• _Work to be completed_
Report, as a bare number, how many lines of the material below contain the word "matplotlib".

• _Given data_
---------------

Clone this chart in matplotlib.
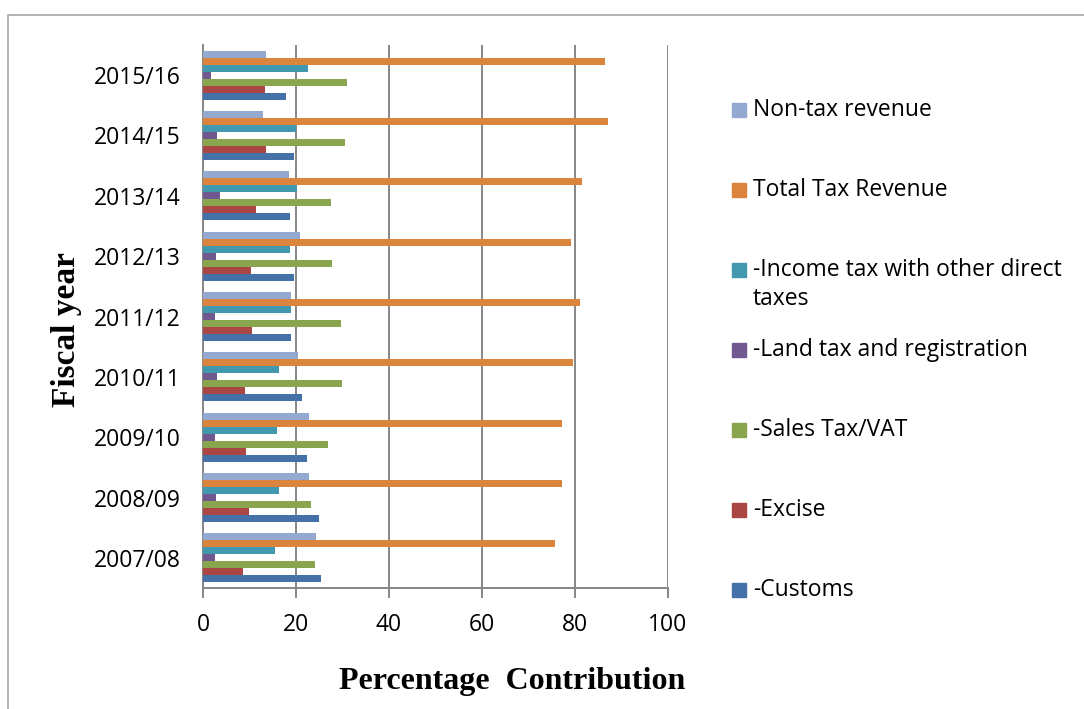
import numpy as np
import matplotlib.pyplot as plt
from matplotlib.patches import Rectangle

years = ['2007/08', '2008/09', '2009/10', '2010/11', '2011/12',
         '2012/13', '2013/14', '2014/15', '2015/16']

customs = [25.3, 24.9, 22.3, 21.2, 19.0, 19.5, 18.7, 19.5, 17.8]
excise = [8.5, 9.9, 9.2, 9.0, 10.6, 10.4, 11.3, 13.5, 13.3]
sales_vat = [24.0, 23.2, 26.9, 29.9, 29.7, 27.7, 27.6, 30.6, 30.9]
land_tax = [2.6, 2.7, 2.6, 3.0, 2.6, 2.7, 3.6, 3.0, 1.7]
income_tax = [15.5, 16.4, 16.0, 16.3, 19.0, 18.8, 20.3, 20.1, 22.6]
total_tax = [75.8, 77.3, 77.2, 79.5, 81.1, 79.2, 81.6, 87.0, 86.5]
non_tax = [24.2, 22.7, 22.8, 20.5, 18.9, 20.8, 18.4, 13.0, 13.5]

labels = ['-Customs', '-Excise', '-Sales Tax/VAT', '-Land tax and registration',
          '-Income tax with other direct\ntaxes', 'Total Tax Revenue', 'Non-tax revenue']
colors = ['#4472A8', '#AA4643', '#89A54E', '#71588F', '#4198AF', '#DB843D', '#93A9CF']
series = [customs, excise, sales_vat, land_tax, income_tax, total_tax, non_tax]

plt.rcParams['font.family'] = ['Open Sans', 'DejaVu Sans']

W, H = 1084, 709
fig = plt.figure(figsize=(W / 100, H / 100), dpi=100)
ax = fig.add_axes([203 / W, 1 - 588 / H, 465 / W, 543 / H])

# outer chart frame
fig.add_artist(Rectangle((8 / W, -0.02), 1.1, 1.02 - 15 / H, transform=fig.transFigure,
                         fill=False, edgecolor='#A6A6A6', linewidth=1.2))

y = np.arange(len(years))
h = 0.116
for k, (vals, lab, col) in enumerate(zip(series, labels, colors)):
    ax.barh(y + (k - 3) * h, vals, height=h, color=col, label=lab, zorder=3)

ax.set_xlim(0, 100)
ax.set_ylim(-0.5, len(years) - 0.5)
ax.set_xticks([0, 20, 40, 60, 80, 100])
ax.set_yticks(y)
ax.set_yticklabels(years)
ax.grid(axis='x', color='#868686', linewidth=1.4, zorder=0)
ax.tick_params(axis='x', length=7, width=1.4, color='#868686', pad=11, labelsize=16.5)
ax.tick_params(axis='y', length=0, pad=16, labelsize=16.5)
for s in ['top', 'right']:
    ax.spines[s].set_visible(False)
for s in ['left', 'bottom']:
    ax.spines[s].set_color('#868686')
    ax.spines[s].set_linewidth(1.4)

ax.set_xlabel('Percentage  Contribution', family='Liberation Serif',
              fontweight='bold', fontsize=23)
ax.xaxis.set_label_coords((512 - 203) / 465, (588 - 682) / 543)
ax.xaxis.label.set_va('center')
ax.set_ylabel('Fiscal year', family='Liberation Serif', fontweight='bold', fontsize=24)
ax.yaxis.set_label_coords((66 - 203) / 465, (588 - 330) / 543)
ax.yaxis.label.set_va('center')

# legend on the right, first entry at the bottom
for k, (lab, col) in enumerate(zip(labels, colors)):
    yc = 590 - 80 * k
    fig.add_artist(Rectangle((732 / W, 1 - (yc + 7) / H), 14 / W, 14 / H,
                             transform=fig.transFigure, color=col))
    if '\n' in lab:
        fig.text(753 / W, 1 - (yc - 12) / H, lab, va='top', ha='left',
                 fontsize=16.5, linespacing=1.3)
    else:
        fig.text(753 / W, 1 - yc / H, lab, va='center', ha='left', fontsize=16.5)

fig.savefig('out.png', dpi=100)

---------------

• _Completed exercise_
3